## WHAT TO WORK ON
Repeat each record below exactly, dropping the pictures.

╭─ ROWS

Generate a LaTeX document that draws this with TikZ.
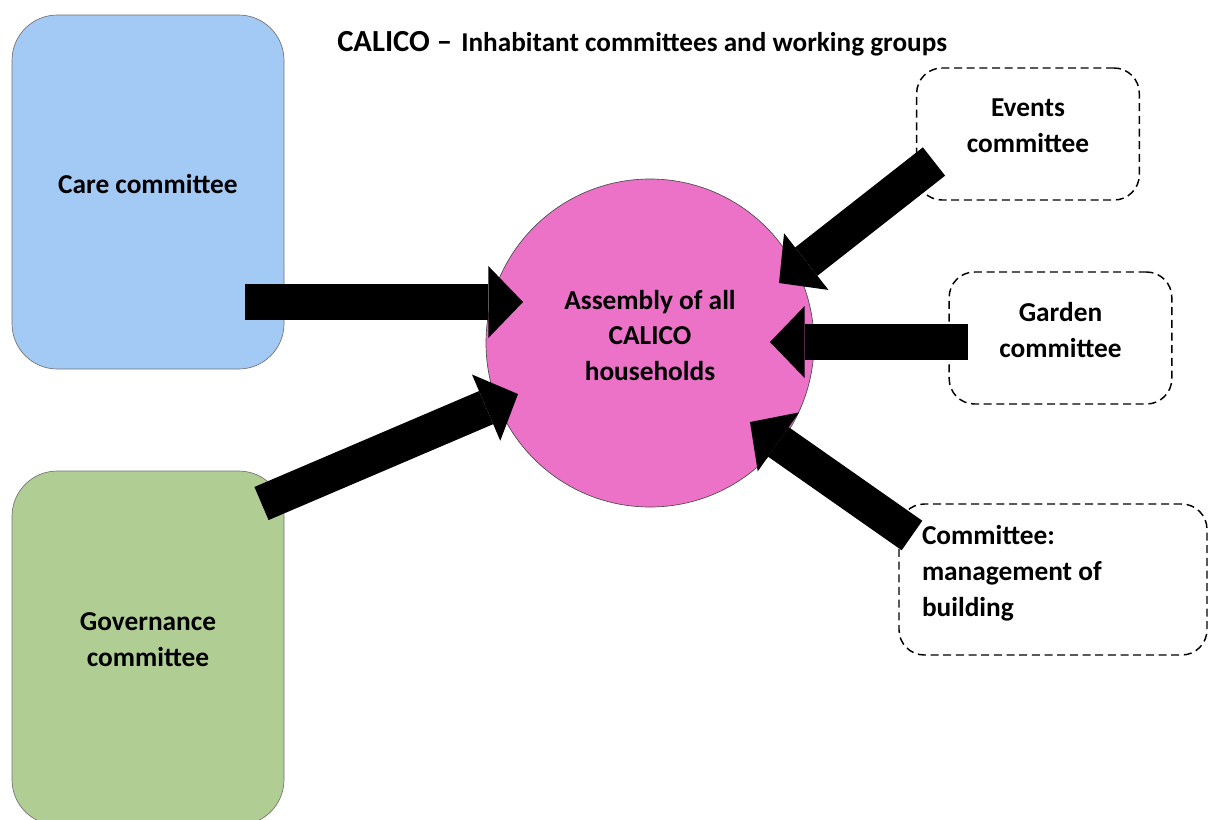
\documentclass[tikz,border=0pt]{standalone}
\usepackage{fontspec}
\setmainfont{Carlito}
\usetikzlibrary{arrows.meta}
\definecolor{careblue}{RGB}{163,201,245}
\definecolor{govgreen}{RGB}{176,205,148}
\definecolor{asmpink}{RGB}{236,114,200}
\tikzset{
  committee/.style={rectangle, rounded corners=34pt, draw=black!55, line width=0.5pt,
    minimum width=204pt, minimum height=265.5pt, align=center, text depth=12pt,
    font=\fontsize{20.5}{27}\selectfont\bfseries},
  group/.style={rectangle, rounded corners=19pt, draw, line width=1.1pt,
    dash pattern=on 6pt off 3.5pt, minimum width=167pt, minimum height=99pt,
    align=center, text depth=12pt, font=\fontsize{20.5}{27}\selectfont\bfseries},
  feed/.style={line width=27pt, -{Triangle[length=26pt,width=54pt,line width=0pt]}}
}
\begin{document}
\begin{tikzpicture}[x=0.75pt,y=-0.75pt]
\useasboundingbox[fill=white] (0,0) rectangle (1208,819);
\begin{scope}
\clip (0,0) rectangle (1208,819);
\node[committee, fill=careblue] (care) at (148,192) {Care committee};
\node[committee, fill=govgreen] (gov) at (148,648) {Governance\\committee};
\node[circle, draw=black!70, line width=0.5pt, fill=asmpink, minimum size=246pt,
  align=center, text depth=12pt, font=\fontsize{20.5}{26.6}\selectfont\bfseries] (asm) at (650,343)
  {Assembly of all\\CALICO\\households};
\node[group] (events) at (1028,134) {Events\\committee};
\node[group] (garden) at (1060.5,338) {Garden\\committee};
\node[group, minimum width=231pt, minimum height=113.25pt, text width=196.5pt,
  text depth=66.5pt, align=flush left] (build) at (1053,579.5) {Committee:\\management of\\building};
\end{scope}
\node[anchor=base west, inner sep=0pt] (title) at (337,51)
  {\bfseries\fontsize{23}{28}\selectfont CALICO –\hspace{0.3em}\fontsize{20.4}{24}\selectfont Inhabitant committees and working groups};
% arrow ends
\coordinate (careT) at (245,302);   \coordinate (careH) at (523,302);
\coordinate (govT) at (261.5,503.5); \coordinate (govH) at (518,394);
\coordinate (eventsT) at (934,161.5); \coordinate (eventsH) at (779,283);
\coordinate (gardenT) at (968,342); \coordinate (gardenH) at (770,342);
\coordinate (buildT) at (912,535.5); \coordinate (buildH) at (750,422);
\foreach \t in {care,gov,events,garden,build}
  \draw[feed] (\t T) -- (\t H);
\end{tikzpicture}
\end{document}
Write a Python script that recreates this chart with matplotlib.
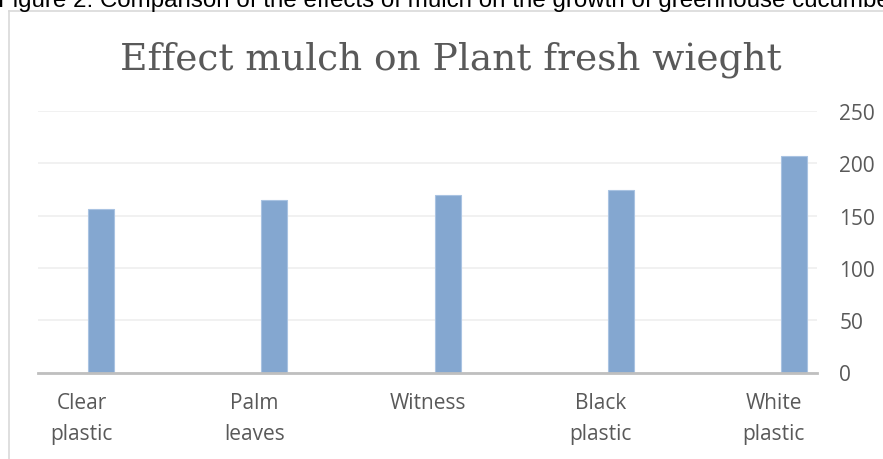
import matplotlib.pyplot as plt
from matplotlib.lines import Line2D

# mean plant fresh weight (g) per mulch treatment
treatments = ["Clear\nplastic", "Palm\nleaves", "Witness", "Black\nplastic", "White\nplastic"]
fresh_weight = [156, 165, 170, 174.5, 207]
y_ticks = [0, 50, 100, 150, 200, 250]

BAR_COLOR = "#84A7D0"
TEXT_GRAY = "#595959"

W, H = 883, 460
fig = plt.figure(figsize=(W / 100, H / 100), dpi=100)

# chart frame (only top and left edges are in view)
fig.add_artist(Line2D([9 / W, 9 / W], [0, 1 - 12 / H], color="#D9D9D9", lw=1.2))
fig.add_artist(Line2D([9 / W, 1], [1 - 12 / H, 1 - 12 / H], color="#D9D9D9", lw=1.2))

# caption above the chart, clipped by the top edge
fig.text(-2 / W, 1 - 7 / H,
         "Figure 2: Comparison of the effects of mulch on the growth of greenhouse cucumber",
         family="Liberation Sans", fontsize=17.35, color="black", va="baseline", ha="left")

fig.text(451 / W, 1 - 70 / H, "Effect mulch on Plant fresh wieght",
         family="DejaVu Serif", fontsize=27, color=TEXT_GRAY, ha="center", va="baseline")

ax = fig.add_axes([38 / W, (H - 373.5) / H, (817 - 38) / W, 261.5 / H])
x = list(range(len(treatments)))
ax.bar([i + 0.115 for i in x], fresh_weight, width=0.15, color=BAR_COLOR,
       edgecolor="#A9C3E2", linewidth=0.8, zorder=3)

ax.set_xlim(-0.251, 4.249)
ax.set_ylim(0, 250)
ax.set_yticks(y_ticks)
ax.yaxis.tick_right()
ax.grid(axis="y", color="#F0F0F0", lw=1.3, zorder=0)
ax.set_xticks(x)
ax.set_xticklabels(treatments, linespacing=1.6)

for side in ("top", "right", "left"):
    ax.spines[side].set_visible(False)
ax.spines["bottom"].set_color("#BFBFBF")
ax.spines["bottom"].set_linewidth(2)
ax.spines["bottom"].set_zorder(4)

ax.tick_params(axis="y", length=0, pad=16, labelsize=15, labelcolor=TEXT_GRAY)
ax.tick_params(axis="x", length=0, pad=14, labelsize=15, labelcolor=TEXT_GRAY)
for lbl in ax.get_xticklabels() + ax.get_yticklabels():
    lbl.set_family("Open Sans")

fig.savefig("out.png", dpi=100)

╰─

## EXPECTED ANSWER
Generate a LaTeX document that draws this with TikZ.
\documentclass[tikz,border=0pt]{standalone}
\usepackage{fontspec}
\setmainfont{Carlito}
\usetikzlibrary{arrows.meta}
\definecolor{careblue}{RGB}{163,201,245}
\definecolor{govgreen}{RGB}{176,205,148}
\definecolor{asmpink}{RGB}{236,114,200}
\tikzset{
  committee/.style={rectangle, rounded corners=34pt, draw=black!55, line width=0.5pt,
    minimum width=204pt, minimum height=265.5pt, align=center, text depth=12pt,
    font=\fontsize{20.5}{27}\selectfont\bfseries},
  group/.style={rectangle, rounded corners=19pt, draw, line width=1.1pt,
    dash pattern=on 6pt off 3.5pt, minimum width=167pt, minimum height=99pt,
    align=center, text depth=12pt, font=\fontsize{20.5}{27}\selectfont\bfseries},
  feed/.style={line width=27pt, -{Triangle[length=26pt,width=54pt,line width=0pt]}}
}
\begin{document}
\begin{tikzpicture}[x=0.75pt,y=-0.75pt]
\useasboundingbox[fill=white] (0,0) rectangle (1208,819);
\begin{scope}
\clip (0,0) rectangle (1208,819);
\node[committee, fill=careblue] (care) at (148,192) {Care committee};
\node[committee, fill=govgreen] (gov) at (148,648) {Governance\\committee};
\node[circle, draw=black!70, line width=0.5pt, fill=asmpink, minimum size=246pt,
  align=center, text depth=12pt, font=\fontsize{20.5}{26.6}\selectfont\bfseries] (asm) at (650,343)
  {Assembly of all\\CALICO\\households};
\node[group] (events) at (1028,134) {Events\\committee};
\node[group] (garden) at (1060.5,338) {Garden\\committee};
\node[group, minimum width=231pt, minimum height=113.25pt, text width=196.5pt,
  text depth=66.5pt, align=flush left] (build) at (1053,579.5) {Committee:\\management of\\building};
\end{scope}
\node[anchor=base west, inner sep=0pt] (title) at (337,51)
  {\bfseries\fontsize{23}{28}\selectfont CALICO –\hspace{0.3em}\fontsize{20.4}{24}\selectfont Inhabitant committees and working groups};
% arrow ends
\coordinate (careT) at (245,302);   \coordinate (careH) at (523,302);
\coordinate (govT) at (261.5,503.5); \coordinate (govH) at (518,394);
\coordinate (eventsT) at (934,161.5); \coordinate (eventsH) at (779,283);
\coordinate (gardenT) at (968,342); \coordinate (gardenH) at (770,342);
\coordinate (buildT) at (912,535.5); \coordinate (buildH) at (750,422);
\foreach \t in {care,gov,events,garden,build}
  \draw[feed] (\t T) -- (\t H);
\end{tikzpicture}
\end{document}
Write a Python script that recreates this chart with matplotlib.
import matplotlib.pyplot as plt
from matplotlib.lines import Line2D

# mean plant fresh weight (g) per mulch treatment
treatments = ["Clear\nplastic", "Palm\nleaves", "Witness", "Black\nplastic", "White\nplastic"]
fresh_weight = [156, 165, 170, 174.5, 207]
y_ticks = [0, 50, 100, 150, 200, 250]

BAR_COLOR = "#84A7D0"
TEXT_GRAY = "#595959"

W, H = 883, 460
fig = plt.figure(figsize=(W / 100, H / 100), dpi=100)

# chart frame (only top and left edges are in view)
fig.add_artist(Line2D([9 / W, 9 / W], [0, 1 - 12 / H], color="#D9D9D9", lw=1.2))
fig.add_artist(Line2D([9 / W, 1], [1 - 12 / H, 1 - 12 / H], color="#D9D9D9", lw=1.2))

# caption above the chart, clipped by the top edge
fig.text(-2 / W, 1 - 7 / H,
         "Figure 2: Comparison of the effects of mulch on the growth of greenhouse cucumber",
         family="Liberation Sans", fontsize=17.35, color="black", va="baseline", ha="left")

fig.text(451 / W, 1 - 70 / H, "Effect mulch on Plant fresh wieght",
         family="DejaVu Serif", fontsize=27, color=TEXT_GRAY, ha="center", va="baseline")

ax = fig.add_axes([38 / W, (H - 373.5) / H, (817 - 38) / W, 261.5 / H])
x = list(range(len(treatments)))
ax.bar([i + 0.115 for i in x], fresh_weight, width=0.15, color=BAR_COLOR,
       edgecolor="#A9C3E2", linewidth=0.8, zorder=3)

ax.set_xlim(-0.251, 4.249)
ax.set_ylim(0, 250)
ax.set_yticks(y_ticks)
ax.yaxis.tick_right()
ax.grid(axis="y", color="#F0F0F0", lw=1.3, zorder=0)
ax.set_xticks(x)
ax.set_xticklabels(treatments, linespacing=1.6)

for side in ("top", "right", "left"):
    ax.spines[side].set_visible(False)
ax.spines["bottom"].set_color("#BFBFBF")
ax.spines["bottom"].set_linewidth(2)
ax.spines["bottom"].set_zorder(4)

ax.tick_params(axis="y", length=0, pad=16, labelsize=15, labelcolor=TEXT_GRAY)
ax.tick_params(axis="x", length=0, pad=14, labelsize=15, labelcolor=TEXT_GRAY)
for lbl in ax.get_xticklabels() + ax.get_yticklabels():
    lbl.set_family("Open Sans")

fig.savefig("out.png", dpi=100)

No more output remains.